The fourth quarter VC fund-raising will likely rebound from its third quarter slump to finish the year with the largest total since the dot-com boom, experts say.
Some 52 venture funds raised $4.9 billion during the third quarter, according to data collected by the National Venture Capital Association and Thomson Financial (publisher of PE Week). That’s down from the second quarter of this year, when 62 funds raised $13.4 billion, as well as the third quarter of 2005, when 62 venture funds raised $5.6 billion. Overall, VCs have raised more than $25 billion for the first nine months of the year.
But Q4 could be a strong finish, says Kelly Deponte of placement agency Probitas Partners in San Francisco. “We’ve been hearing from LPs that they’ve finally got time to deal with mid-market players,” he says. “Now that many of the big buyout funds are closed, they have more bandwidth for other players.”
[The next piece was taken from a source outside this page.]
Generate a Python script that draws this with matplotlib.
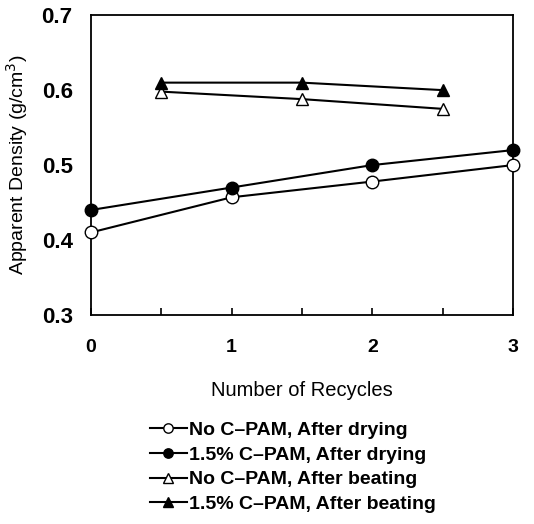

But not all of that money is going to traditional, U.S. early stage venture capital. “$20 billion (raised year-to-date) feels like its too much, but it’s being deployed in different ways,” Deponte says. “It’s hard to know how much of that money is actually going overseas, for example.”
Deponte also points to the emergence of funds with a significant portion set aside for venture growth equity, a form of later stage investment that regularly puts tens of millions of dollars to work at a time. New Enterprise Associates, for example, earmarked $1.5 billion of its $2.5 billion new fund raised this year toward growth equity investments.
Still, the venture industry may be getting too much money Deponte says. “You’ve got some LPs who recognize that if you’re not picking the top quartile players, you’re not getting returns,” he says. “The older LPs aren’t re-upping, but are getting replaced by people who don’t know the valley as well.”